I came to Gmane back when I needed to search newsgroups (NNTP) archives, then later on, mailing lists.

Maybe I'm nostalgic but I really miss the newsgroups that focused on just the messages, and could be consumed by any client, stored offline, searched, etc.

> "Maybe I'm nostalgic but I really miss the newsgroups that focused on just the messages, and could be consumed by any client, stored offline, searched, etc."

I don't see anything nostalgic about that, there's value in the benefits you list and rightfully associate to application-layer protocols.

A few months ago I stumbled upon a good article that praised them too, over today's "HTTP for everything", but I'm sadly unable to find it in my bookmarks. Anyway; more than anything, it lauded the interoperability that comes with those protocols.

I'm sending email from Thunderbird, and can reply minutes later from my iPad, and follow-up/search my archive at work from Outlook or Mail.app. Transmission merrily talks to uTorrent or Deluge or rTorrent. My windows box reads video files from a Samba share.

What now? Apps interfaces are at worst totally obscure (Skype), or at best exchange readable but undocumented JSON/XML over HTTP(S). Put differently: had email been designed & implemented today, we would hardly enjoy the same interoperability. There seems to be little interest around designing new protocols (and maybe little help coming from languages/libraries too?). IRC v3 ( http://ircv3.net/ ) comes to mind, but it's pretty niche. Anyway, I'm ranting. Can anyone complement from experience trying to do such protocol design/implementation today and the challenges associated with it?

HTTP won out because it's the 'universal' protocol: you GET a resource, you say 'I prefer text/html but really anything is fine', the server puts bytes on the wire, it includes some metadata (headers, Content-Type), and then your user-agent interprets that Content-Type and displays the result. It's an extensibility advocate's dream. Using this and the jack-of-all-trades datatype HTML, we developed documents that link to other documents. When we were no longer okay with static pages, we hooked up programs that wrote HTML onto stdout and at the end of the day, everything just came across as a sequence of bytes. There's no formalized, official application-level logic to the HTTP state machine (although there are third-party attempts [1]).

Using these universal building blocks, we built applications where state transitions consists of GETs and POSTs.

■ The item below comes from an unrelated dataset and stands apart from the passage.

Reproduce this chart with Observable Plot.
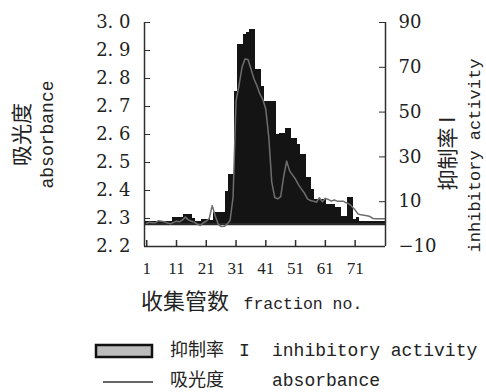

Eventually, when we wanted machine-structured data, we did XML-RPC, later codified into SOAP, before the backlash against hard-to-understand standards led to JSON being traded between server backends and client-side obfuscated, minified Javascript state machines.

Not enough people make new running-on-TCP or running-on-UDP protocols because new protocols are hard to design, they don't work with the one application where everyone spends 70+% of their time (the web browser), and they probably get blocked on a middlebox except if you use port 80 or 443 and fake being HTTP anyway. For all but very specialized use-cases, vomiting blobs of JSON (or if you want to feel extra good, some custom binary serialization format like protobuf or Thrift or Cap'nProto or MessagePack) across HTTP endpoints is pretty okay.